Copy from the first line below down to and including the line with "import plotly.graph_objects as go". Skip the pictures.

>> begin PROVIDED MATERIAL

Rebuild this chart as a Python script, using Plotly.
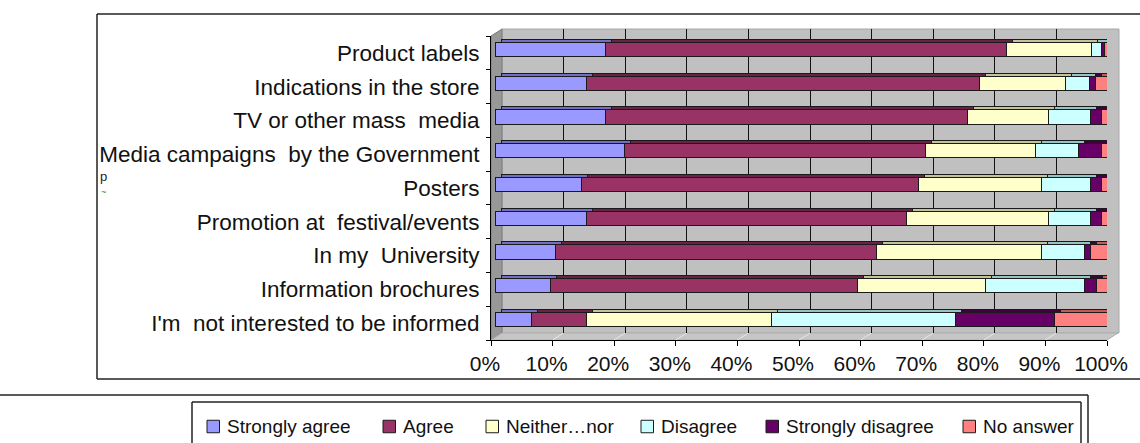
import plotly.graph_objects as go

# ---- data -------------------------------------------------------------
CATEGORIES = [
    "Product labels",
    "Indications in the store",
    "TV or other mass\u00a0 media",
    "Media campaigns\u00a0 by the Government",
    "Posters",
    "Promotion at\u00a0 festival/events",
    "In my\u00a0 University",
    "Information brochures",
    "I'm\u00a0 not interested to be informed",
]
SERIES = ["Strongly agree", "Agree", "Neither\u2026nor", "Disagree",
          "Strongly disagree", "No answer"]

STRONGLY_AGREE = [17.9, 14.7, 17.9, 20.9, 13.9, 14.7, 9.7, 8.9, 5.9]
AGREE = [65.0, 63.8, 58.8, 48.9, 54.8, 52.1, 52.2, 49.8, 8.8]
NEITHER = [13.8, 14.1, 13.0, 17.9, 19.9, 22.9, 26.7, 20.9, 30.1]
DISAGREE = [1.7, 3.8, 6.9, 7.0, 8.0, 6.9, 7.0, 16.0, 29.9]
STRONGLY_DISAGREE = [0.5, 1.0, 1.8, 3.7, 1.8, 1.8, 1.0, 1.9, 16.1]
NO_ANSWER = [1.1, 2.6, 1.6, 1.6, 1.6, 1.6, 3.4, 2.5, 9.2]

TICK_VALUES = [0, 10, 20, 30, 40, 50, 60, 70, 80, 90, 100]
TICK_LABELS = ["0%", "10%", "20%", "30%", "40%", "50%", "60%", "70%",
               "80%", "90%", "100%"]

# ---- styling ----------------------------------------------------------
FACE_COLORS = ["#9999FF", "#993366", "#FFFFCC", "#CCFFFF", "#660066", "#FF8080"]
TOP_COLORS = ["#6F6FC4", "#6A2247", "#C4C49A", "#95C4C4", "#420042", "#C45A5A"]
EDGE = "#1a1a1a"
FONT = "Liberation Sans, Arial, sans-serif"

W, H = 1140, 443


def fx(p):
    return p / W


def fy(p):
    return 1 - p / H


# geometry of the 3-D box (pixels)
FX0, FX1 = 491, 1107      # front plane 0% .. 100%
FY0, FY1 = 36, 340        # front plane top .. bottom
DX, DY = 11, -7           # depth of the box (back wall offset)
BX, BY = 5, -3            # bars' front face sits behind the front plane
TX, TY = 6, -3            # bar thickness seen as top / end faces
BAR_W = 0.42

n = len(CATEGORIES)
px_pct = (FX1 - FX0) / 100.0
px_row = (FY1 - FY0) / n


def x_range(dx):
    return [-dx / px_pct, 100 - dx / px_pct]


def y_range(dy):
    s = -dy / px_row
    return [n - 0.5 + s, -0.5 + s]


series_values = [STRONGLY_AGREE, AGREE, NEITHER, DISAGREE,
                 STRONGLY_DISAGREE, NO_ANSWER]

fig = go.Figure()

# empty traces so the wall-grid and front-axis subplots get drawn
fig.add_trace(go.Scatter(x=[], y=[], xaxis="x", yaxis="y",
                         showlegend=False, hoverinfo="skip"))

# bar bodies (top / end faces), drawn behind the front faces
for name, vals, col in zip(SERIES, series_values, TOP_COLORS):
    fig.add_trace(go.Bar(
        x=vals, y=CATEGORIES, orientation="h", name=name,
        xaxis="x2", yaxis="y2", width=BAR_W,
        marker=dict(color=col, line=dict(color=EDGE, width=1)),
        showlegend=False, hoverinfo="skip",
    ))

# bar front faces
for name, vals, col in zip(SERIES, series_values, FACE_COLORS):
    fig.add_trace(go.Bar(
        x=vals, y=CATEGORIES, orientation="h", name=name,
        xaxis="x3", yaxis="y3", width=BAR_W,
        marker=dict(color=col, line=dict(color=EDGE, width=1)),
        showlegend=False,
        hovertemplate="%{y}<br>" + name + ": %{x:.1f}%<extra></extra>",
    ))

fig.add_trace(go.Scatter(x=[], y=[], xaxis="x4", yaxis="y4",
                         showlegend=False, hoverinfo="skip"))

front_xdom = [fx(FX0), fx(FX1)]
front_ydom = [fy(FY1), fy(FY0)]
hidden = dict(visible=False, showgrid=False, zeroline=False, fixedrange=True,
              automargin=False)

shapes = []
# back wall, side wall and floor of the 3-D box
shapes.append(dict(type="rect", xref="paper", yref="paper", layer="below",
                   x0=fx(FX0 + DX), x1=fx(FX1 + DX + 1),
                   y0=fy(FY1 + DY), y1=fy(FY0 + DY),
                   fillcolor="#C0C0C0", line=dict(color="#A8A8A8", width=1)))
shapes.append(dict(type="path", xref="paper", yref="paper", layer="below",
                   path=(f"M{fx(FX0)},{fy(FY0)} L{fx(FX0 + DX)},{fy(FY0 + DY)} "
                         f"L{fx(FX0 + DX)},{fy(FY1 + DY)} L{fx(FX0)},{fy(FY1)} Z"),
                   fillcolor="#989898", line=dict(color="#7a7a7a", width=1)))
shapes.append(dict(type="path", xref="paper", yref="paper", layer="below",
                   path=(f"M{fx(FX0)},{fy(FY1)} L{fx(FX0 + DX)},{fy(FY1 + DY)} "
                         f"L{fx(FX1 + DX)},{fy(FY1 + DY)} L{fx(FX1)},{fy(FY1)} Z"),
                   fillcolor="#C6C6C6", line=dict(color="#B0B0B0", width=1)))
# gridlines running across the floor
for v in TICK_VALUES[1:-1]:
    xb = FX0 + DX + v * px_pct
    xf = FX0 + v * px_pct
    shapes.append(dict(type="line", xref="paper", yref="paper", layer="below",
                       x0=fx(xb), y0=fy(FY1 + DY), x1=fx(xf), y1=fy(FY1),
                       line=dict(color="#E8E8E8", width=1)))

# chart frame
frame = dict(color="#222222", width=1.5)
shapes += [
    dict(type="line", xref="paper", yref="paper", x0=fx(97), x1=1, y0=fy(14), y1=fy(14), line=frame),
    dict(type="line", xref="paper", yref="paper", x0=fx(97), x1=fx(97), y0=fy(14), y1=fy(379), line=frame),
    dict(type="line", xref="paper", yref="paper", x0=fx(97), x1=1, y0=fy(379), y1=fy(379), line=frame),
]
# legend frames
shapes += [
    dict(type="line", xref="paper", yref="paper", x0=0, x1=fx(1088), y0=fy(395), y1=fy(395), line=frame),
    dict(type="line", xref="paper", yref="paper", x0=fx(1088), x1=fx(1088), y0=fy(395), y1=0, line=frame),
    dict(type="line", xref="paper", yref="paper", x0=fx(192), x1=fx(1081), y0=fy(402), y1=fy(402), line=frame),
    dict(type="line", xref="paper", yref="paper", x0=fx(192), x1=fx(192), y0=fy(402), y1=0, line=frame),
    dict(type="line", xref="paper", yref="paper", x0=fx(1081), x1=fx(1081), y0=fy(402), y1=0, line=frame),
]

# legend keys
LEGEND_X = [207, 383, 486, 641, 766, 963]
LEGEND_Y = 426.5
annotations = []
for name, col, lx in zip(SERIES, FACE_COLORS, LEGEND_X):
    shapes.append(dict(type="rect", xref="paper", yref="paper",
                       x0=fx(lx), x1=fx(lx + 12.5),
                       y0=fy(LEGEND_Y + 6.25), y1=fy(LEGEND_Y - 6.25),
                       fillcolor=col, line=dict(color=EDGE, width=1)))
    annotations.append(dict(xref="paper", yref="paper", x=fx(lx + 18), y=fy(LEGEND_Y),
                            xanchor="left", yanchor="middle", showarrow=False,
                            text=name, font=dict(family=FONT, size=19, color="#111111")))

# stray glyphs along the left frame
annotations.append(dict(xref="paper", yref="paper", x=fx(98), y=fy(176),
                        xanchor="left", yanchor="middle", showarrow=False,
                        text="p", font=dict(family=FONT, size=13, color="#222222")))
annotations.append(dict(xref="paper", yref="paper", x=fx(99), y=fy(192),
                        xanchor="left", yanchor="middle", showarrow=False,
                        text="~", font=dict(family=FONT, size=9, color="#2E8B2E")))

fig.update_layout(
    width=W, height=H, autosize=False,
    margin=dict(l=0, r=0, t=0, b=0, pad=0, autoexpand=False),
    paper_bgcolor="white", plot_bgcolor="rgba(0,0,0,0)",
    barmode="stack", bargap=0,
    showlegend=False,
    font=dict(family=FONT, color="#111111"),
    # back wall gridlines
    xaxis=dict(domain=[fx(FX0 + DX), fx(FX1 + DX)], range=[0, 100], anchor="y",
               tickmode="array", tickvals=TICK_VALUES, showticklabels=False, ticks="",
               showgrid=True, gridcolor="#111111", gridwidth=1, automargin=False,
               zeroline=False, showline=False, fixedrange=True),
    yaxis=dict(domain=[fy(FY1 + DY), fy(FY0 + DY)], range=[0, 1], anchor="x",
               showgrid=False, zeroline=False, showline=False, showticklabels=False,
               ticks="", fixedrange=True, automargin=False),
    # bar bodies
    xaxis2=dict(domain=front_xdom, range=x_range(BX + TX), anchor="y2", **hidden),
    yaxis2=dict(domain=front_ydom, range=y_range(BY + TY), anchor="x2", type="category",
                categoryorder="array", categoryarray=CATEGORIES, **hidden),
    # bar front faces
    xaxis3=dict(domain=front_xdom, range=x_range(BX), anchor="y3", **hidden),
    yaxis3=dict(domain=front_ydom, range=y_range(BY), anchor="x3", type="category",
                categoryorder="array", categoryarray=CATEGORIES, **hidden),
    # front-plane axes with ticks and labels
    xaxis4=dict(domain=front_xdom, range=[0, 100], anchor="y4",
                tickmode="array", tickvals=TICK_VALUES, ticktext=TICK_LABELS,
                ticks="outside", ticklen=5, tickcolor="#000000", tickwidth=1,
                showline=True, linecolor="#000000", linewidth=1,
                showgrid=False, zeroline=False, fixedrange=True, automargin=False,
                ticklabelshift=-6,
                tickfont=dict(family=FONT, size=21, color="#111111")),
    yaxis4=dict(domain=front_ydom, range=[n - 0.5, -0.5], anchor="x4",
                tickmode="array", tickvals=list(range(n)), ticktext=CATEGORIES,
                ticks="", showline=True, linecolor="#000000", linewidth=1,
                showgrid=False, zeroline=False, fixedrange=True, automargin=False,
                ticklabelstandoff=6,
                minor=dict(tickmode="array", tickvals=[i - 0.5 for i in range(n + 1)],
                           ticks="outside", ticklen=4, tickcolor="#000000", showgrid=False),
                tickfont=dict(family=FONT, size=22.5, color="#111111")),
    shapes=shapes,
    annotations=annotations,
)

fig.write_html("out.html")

>> end PROVIDED MATERIAL

* [THE OUTPUT]:
Rebuild this chart as a Python script, using Plotly.
import plotly.graph_objects as go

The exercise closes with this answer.